If you just toss the position on the right-hand side of the equation, and with so few data points, it's pretty much a foregone conclusion that the variable will be meaningless. If you would really like to investigate positions, run separate regressions for each position when you get enough data points.

I don't see how having a better fit without a constant is weird. This simply states that a player that has capped at zero skills has zero potential (that's assuming that you keep the potential level on the LHS).

If potential capping is in any way similar to salary, then there is no wonder that some skills return insignificant coefficients. Skill weights are different per position, so you're getting significant coefficients for the position that occurs most often in your small sample.

There is a lot to explore in this, but a lot more data is needed. I'd say 50-100 datapoints per position, in order to be able to read anything from the results.

"I don't know half of you half as well as I should like; and I like less than half of you half as well as you deserve."
This Post:
00
155261.45 in reply to 155261.44
Date: 9/5/2010 2:00:35 PM
Overall Posts Rated:
155155

If you just toss the position on the right-hand side of the equation, and with so few data points, it's pretty much a foregone conclusion that the variable will be meaningless. If you would really like to investigate positions, run separate regressions for each position when you get enough data points.


I did this and it does generate different results. But it still does not prove anything. If there are enough data points by position, the class variable should be significant (ie: add something to the model) or not. Just getting different coefficients by position proves nothing, especially with so little data. I could take a number of variables, significant or not, out of the model (inside d, shot blocking, etc) and it would still change the coefficients.


Skill weights are different per position, so you're getting significant coefficients for the position that occurs most often in your small sample.


Maybe, I don't know. But suffice it to say that I will test everything, although as you said the data is rather limiting at the moment.


There is a lot to explore in this, but a lot more data is needed. I'd say 50-100 datapoints per position, in order to be able to read anything from the results.

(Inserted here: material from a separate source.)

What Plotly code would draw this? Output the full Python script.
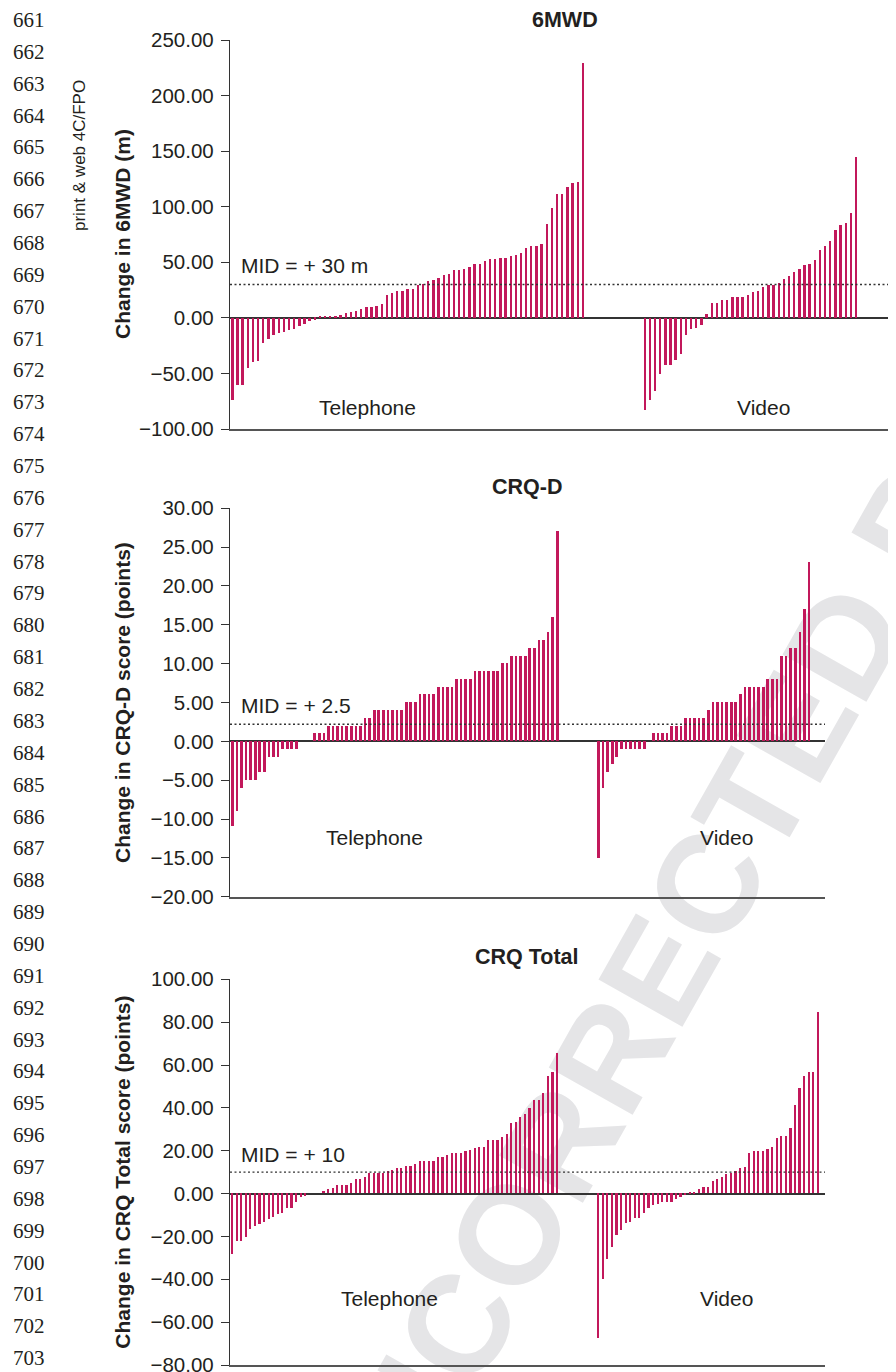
import math
import plotly.graph_objects as go

# ---------------- data ----------------
tel_6mwd = [-74.1, -60.0, -60.0, -45.0, -39.6, -38.7, -22.2, -18.6, -15.6, -13.2, -12.6, -11.1,
            -9.6, -7.5, -5.1, -2.7, -1.5, 1.5, 1.5, 1.5, 1.8, 2.4, 4.5, 5.1, 6.6, 7.8, 9.9, 9.9,
            10.8, 12.9, 21.0, 22.5, 24.3, 24.3, 26.4, 26.4, 29.7, 30.9, 33.3, 34.5, 36.3, 38.4,
            39.3, 42.9, 43.5, 44.4, 45.9, 48.9, 48.9, 51.3, 53.1, 53.1, 54.3, 54.3, 56.1, 57.0,
            58.5, 63.0, 65.1, 65.1, 66.9, 84.3, 98.4, 111.0, 111.0, 117.9, 120.9, 121.8, 228.9]
vid_6mwd = [-83.1, -74.1, -65.7, -50.1, -42.0, -42.0, -38.1, -32.1, -15.6, -9.6, -8.7, -6.0,
            3.9, 13.8, 13.8, 16.5, 16.5, 19.2, 19.2, 19.2, 20.7, 23.1, 24.3, 28.2, 30.0, 30.0,
            31.8, 35.4, 37.5, 41.4, 44.4, 48.0, 48.9, 51.9, 61.5, 65.1, 69.3, 78.9, 83.4, 85.8,
            93.9, 144.9]

tel_crqd = [-11, -9, -6, -5, -5, -5, -4, -4, -2, -2, -2, -1, -1, -1, -1, 0, 0, 0,
            1, 1, 1, 2, 2, 2, 2, 2, 2, 2, 2, 3, 3, 4, 4, 4, 4, 4, 4, 4, 5, 5, 5,
            6, 6, 6, 6, 7, 7, 7, 7, 8, 8, 8, 8, 9, 9, 9, 9, 9, 9, 10, 10,
            11, 11, 11, 11, 12, 12, 13, 13, 14, 16, 27]
vid_crqd = [-15, -6, -4, -3, -2, -1, -1, -1, -1, -1, -1, 0,
            1, 1, 1, 1, 2, 2, 2, 3, 3, 3, 3, 3, 4, 5, 5, 5, 5, 5, 5, 6,
            7, 7, 7, 7, 7, 8, 8, 8, 11, 11, 12, 12, 14, 17, 23]

tel_crqt = [-28.4, -22.1, -22.1, -20.5, -16.8, -15.5, -14.3, -13.2, -11.8, -11.3, -9.6, -9.0,
            -7.1, -7.0, -4.2, -1.9, -1.1, 0, 0, 0, 1.1, 2.0, 2.6, 3.7, 3.7, 3.7, 4.7, 6.7, 6.7,
            7.8, 9.3, 9.3, 9.3, 9.6, 10.6, 10.9, 11.8, 11.8, 12.7, 12.7, 13.5, 15.1, 15.1, 15.1,
            15.1, 16.8, 16.8, 17.7, 18.8, 18.8, 18.8, 19.7, 20.2, 21.0, 21.8, 21.8, 24.9, 24.9,
            24.9, 26.4, 27.7, 32.9, 33.4, 35.7, 36.8, 39.6, 43.5, 43.5, 46.6, 54.7, 56.6, 65.7]
vid_crqt = [-67.6, -39.9, -30.8, -24.9, -19.6, -17.1, -14.0, -13.2, -11.7, -11.7, -9.0, -7.0,
            -5.6, -5.0, -3.9, -3.9, -3.9, -2.8, -1.9, -0.9, 0.8, 0.8, 1.9, 2.8, 2.8, 5.9, 6.7,
            7.8, 8.9, 9.6, 10.6, 11.7, 12.4, 19.0, 19.9, 19.9, 19.9, 20.5, 21.8, 25.6, 26.7,
            26.7, 30.6, 41.2, 49.0, 54.7, 56.4, 56.4, 84.4]

titles = ["6MWD", "CRQ-D", "CRQ Total"]
y_titles = ["Change in 6MWD (m)", "Change in CRQ-D score (points)", "Change in CRQ Total score (points)"]
mid_values = [30, 2.2, 10]
mid_labels = ["MID = + 30 m", "MID = + 2.5", "MID = + 10"]
group_labels = ["Telephone", "Video"]
y_ranges = [[-100, 250], [-20, 30], [-80, 100]]
y_dticks = [50, 5, 20]
line_numbers = list(range(661, 704))
video_start = 80  # category slot where the video group begins

# ---------------- layout helpers ----------------
W, H = 896, 1372
OFF = 8  # page body margin
def px(x):
    return (x - OFF) / W
def py(y):
    return 1 - (y - OFF) / H

BAR = "#c2185b"
TXT = "#231f20"
FONT = "Liberation Sans, Arial, sans-serif"

panels = [
    dict(tel=tel_6mwd, vid=vid_6mwd, xpx=(230, 896), ypx=(40, 429), xr=[-0.5, 128.7], bw=0.36,
         title_xy=(565, 20), grp_y=407, grp_x=(367, 763), mid_y=265),
    dict(tel=tel_crqd, vid=vid_crqd, xpx=(230, 825), ypx=(508.3, 896.7), xr=[-0.5, 129.5], bw=0.58,
         title_xy=(527, 487), grp_y=837, grp_x=(374, 726), mid_y=705),
    dict(tel=tel_crqt, vid=vid_crqt, xpx=(230, 825), ypx=(979.3, 1365), xr=[-0.5, 129.5], bw=0.37,
         title_xy=(527, 957), grp_y=1298, grp_x=(389, 726), mid_y=1154),
]

fig = go.Figure()
annotations = []
shapes = []

# watermark (behind everything)
cx, cy, L, ang = 722, 832, 500, math.radians(60.5)
shapes.append(dict(type="line", xref="paper", yref="paper", layer="below",
                   x0=px(cx - L * math.cos(ang)), y0=py(cy + L * math.sin(ang)),
                   x1=px(cx + L * math.cos(ang)), y1=py(cy - L * math.sin(ang)),
                   line=dict(color="rgba(0,0,0,0)", width=0),
                   label=dict(text="<b>UNCORRECTED PROOF</b>", textposition="middle",
                              yanchor="middle", padding=0,
                              font=dict(size=140, color="#e5e5e7", family=FONT))))

for i, p in enumerate(panels):
    n = i + 1
    xs = list(range(len(p["tel"]))) + [video_start + k for k in range(len(p["vid"]))]
    ys = p["tel"] + p["vid"]
    fig.add_trace(go.Bar(x=xs, y=ys, width=p["bw"], marker=dict(color=BAR, line=dict(width=0)),
                         xaxis=f"x{n}", yaxis=f"y{n}", showlegend=False, hoverinfo="y"))
    x1 = min(p["xpx"][1] - OFF, W) / W
    xa = dict(domain=[px(p["xpx"][0]), x1], range=p["xr"], showticklabels=False,
              ticks="", showgrid=False, zeroline=False, showline=True, linecolor="#555555",
              linewidth=2, anchor=f"y{n}", fixedrange=True, automargin=False)
    ya = dict(domain=[py(p["ypx"][1]), py(p["ypx"][0])], range=y_ranges[i], dtick=y_dticks[i],
              tick0=0, tickformat=".2f", ticks="outside", ticklen=8, tickwidth=1.3,
              tickcolor="#333333", showline=True, linecolor="#333333", linewidth=1.3,
              showgrid=False, zeroline=True, zerolinecolor="#333333", zerolinewidth=1.5,
              tickfont=dict(family=FONT, size=20.5, color=TXT), ticklabelstandoff=3,
              anchor=f"x{n}", fixedrange=True, automargin=False)
    fig.layout[f"xaxis{n}"] = xa
    fig.layout[f"yaxis{n}"] = ya

    xref_dom = "x domain" if n == 1 else f"x{n} domain"
    shapes.append(dict(type="line", xref=xref_dom, yref=f"y{n}", x0=0, x1=1,
                       y0=mid_values[i], y1=mid_values[i],
                       line=dict(color="#333333", width=1.3, dash="2px,2.5px")))

    annotations.append(dict(text=f"<b>{titles[i]}</b>", x=px(p["title_xy"][0]), y=py(p["title_xy"][1]),
                            xref="paper", yref="paper", showarrow=False, xanchor="center", yanchor="middle",
                            font=dict(family=FONT, size=21.5, color=TXT)))
    ymid = (p["ypx"][0] + p["ypx"][1]) / 2
    annotations.append(dict(text=f"<b>{y_titles[i]}</b>", x=px(122.5), y=py(ymid), textangle=-90,
                            xref="paper", yref="paper", showarrow=False, xanchor="center", yanchor="middle",
                            font=dict(family=FONT, size=21, color=TXT)))
    annotations.append(dict(text=mid_labels[i], x=px(239), y=py(p["mid_y"]),
                            xref="paper", yref="paper", showarrow=False, xanchor="left", yanchor="middle",
                            font=dict(family=FONT, size=21, color=TXT)))
    for g, gx in zip(group_labels, p["grp_x"]):
        annotations.append(dict(text=g, x=px(gx), y=py(p["grp_y"]),
                                xref="paper", yref="paper", showarrow=False, xanchor="center", yanchor="middle",
                                font=dict(family=FONT, size=21, color=TXT)))

# manuscript line numbers
for k, num in enumerate(line_numbers):
    annotations.append(dict(text=str(num), x=px(11), y=py(20 + 31.86 * k), xref="paper", yref="paper",
                            showarrow=False, xanchor="left", yanchor="middle",
                            font=dict(family="Liberation Serif, DejaVu Serif, serif", size=21, color=TXT)))

annotations.append(dict(text="print & web 4C/FPO", x=px(80), y=py(156), textangle=-90,
                        xref="paper", yref="paper", showarrow=False, xanchor="center", yanchor="middle",
                        font=dict(family=FONT, size=17, color=TXT)))

fig.update_layout(width=W, height=H, margin=dict(l=0, r=0, t=0, b=0, autoexpand=False),
                  paper_bgcolor="white", plot_bgcolor="rgba(0,0,0,0)",
                  bargap=0, showlegend=False, annotations=annotations, shapes=shapes,
                  font=dict(family=FONT, color=TXT))

fig.write_html("out.html")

Even 50 datapoints would imply at least 250 observations. So even if true, it seems like it will be a long time before this study will finish. There was a lot of excitement when the study started but now the data is only barely trickling in.

So, your concern is noted. And while I appreciate that you have a good deal of knowledge with numbers, what you could help more with is a solution to the possible issue of sub-levels on the cap. For example: how to prove they exist (or not) and if they do, how to model appropriately.

Run of the Mill Canadian Manager
This Post:
22
155261.46 in reply to 155261.45
Date: 9/5/2010 3:37:54 PM
Overall Posts Rated:
225225
So, your concern is noted. And while I appreciate that you have a good deal of knowledge with numbers, what you could help more with is a solution to the possible issue of sub-levels on the cap. For example: how to prove they exist (or not) and if they do, how to model appropriately.

The trick in figuring out potential potential sublevels is making sure you don't confuse them with skill sublevels. My best guess would be using the "current" salary level (or DMI in proficient game shape) as a regressor to control for unobserved sublevels in skills. If the per-position regressions produce significant differences between predicted and observed values of potential (or high error terms), this indicates differences within potential levels.

The problem with this approach is a certain collinearity on the right-hand side, since salary is also a product of skill levels. This may be addressed by running a regressin using just the salary levels (this will test against the assumption that the potential "value" and salary are linearly proportional).

This is mostly brainstorming, and I am sure there are at least a handful of users here who know how to work data, and can toss in their own ideas (Coco?).

All in all, it's not that I have concerns, per se. I do think that it is great that someone is willing to do this type of "reverse-engineering", since it's long overdue. I don't mean to come through as condescending, just trying to provide some pointers about data work, since I do have some experience there.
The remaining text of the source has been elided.